Evaluate Definite Integral with Complex Analysis

[KleZMeR]

Homework Statement

$I_1 = \int_0^{2\pi} \frac{sin\theta}{3+2cos\theta} d\theta$

Homework Equations

Using identities to change from cos, sin, to variables of z, I get:

$2iz^2 + 6iz + 2i$ in my denominator

The Attempt at a Solution

Looking for a singularity, will I use a quadratic for this denominator to find my two zeros and then use my positive result to calculate the residue?[/B]

 

[KleZMeR]

Also, is this a pole of second order? Yes, I think it is. But what this means is that I will have to take a derivative of this fraction with polynomials? I have tried to simplify it into products but to no avail.

 

[vela]

You forgot to write $d\theta$ in terms of $dz$.
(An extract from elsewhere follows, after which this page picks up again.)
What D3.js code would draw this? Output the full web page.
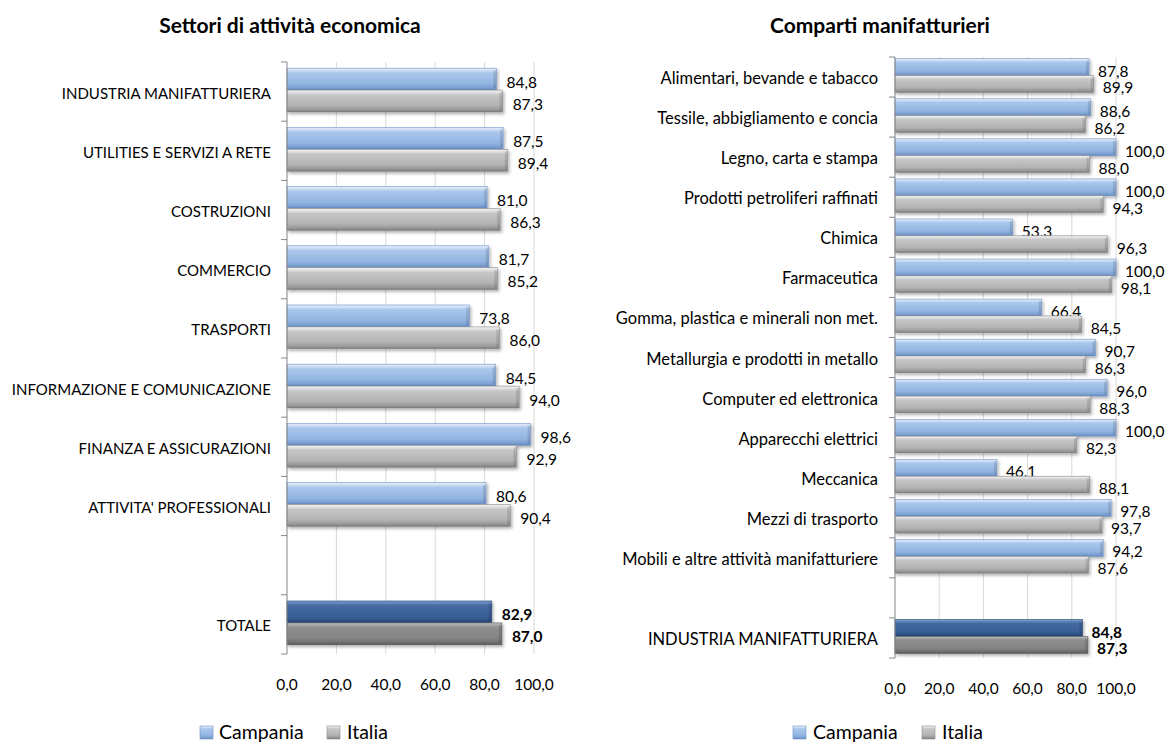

Yes, you need to use the quadratic equation to factor the denominator. All of the poles in this problem are simple poles.

 

[KleZMeR]

Thanks Vela, I had that written but didn't include that. So, I found my residue for my singularity at $z_0 = 0$
which was $-\frac{1}{2}$

But when I find my residue for the $z_0 = \frac{\sqrt5+3}{2}$ (the value I got from my quadratic)
I got a residue = 0.
Quadratic being $(z^2)+3z+1$

What do you think? I see from some examples I've done that this IS possible, but this is homework so I'd like to know what you think?

 

[vela]

Show your calculation of the residue. It shouldn't be 0. The integral, however, turns out to be equal to 0. You can see this by changing the interval of integration to $-\pi$ to $\pi$ and noting the integrand is an odd function.

 

[KleZMeR]

Well for starters I am not getting my ($z-z_0$) to cancel out, should I be using exponents instead of my z identities for the trig functions? The only reason I was able to get my residue at 0 was because $\frac{z-0}{z}$ occurred.

 

[vela]

From what you just said, it's not clear at all to me what you're doing to evaluate the residue.

 

[KleZMeR]

Using $cos\theta = \frac{1}{2}(z+\frac{1}{z})$ and $sin\theta = -\frac{1}{2i}(z-\frac{1}{z})$

my residue simplifies to $-\frac{(z-z_0)(z^2-1)}{z(6z+2z^2+2)}$

At $z_0 = 0$

I get

$Res[f,0] = 1/2$

but my other two roots, of the polynomial in the denominator, are giving me problems when trying to compute the residue.

$\frac{1}{2}(\sqrt5-3)$ and $\frac{1}{2}(-3-\sqrt5)$

I think both these points are in my region? it's a full revolution yes?

 

[KleZMeR]

I'm trying LHopital

 

[KleZMeR]

Seemed to have worked! With my root that is within the circle $\frac{1}{2}(\sqrt5-3)$ I get $\frac{1}{2}$

And so $\frac{1}{2} + (-\frac{1}{2}) = 0 = Res[f,0] + Res[f,\frac{1}{2}(\sqrt5-3)]$

 

[vela]

my residue simplifies to $-\frac{(z-z_0)(z^2-1)}{z(6z+2z^2+2)}$

I wouldn't call that the residue. You mean the residue for a simple pole at $z=z_0$ is given by
$$b_1 = \lim_{z \to z_0} -\frac{(z-z_0)(z^2-1)}{z(6z+2z^2+2)}.$$

but my other two roots, of the polynomial in the denominator, are giving me problems when trying to compute the residue.

I still don't know what problem you ran into.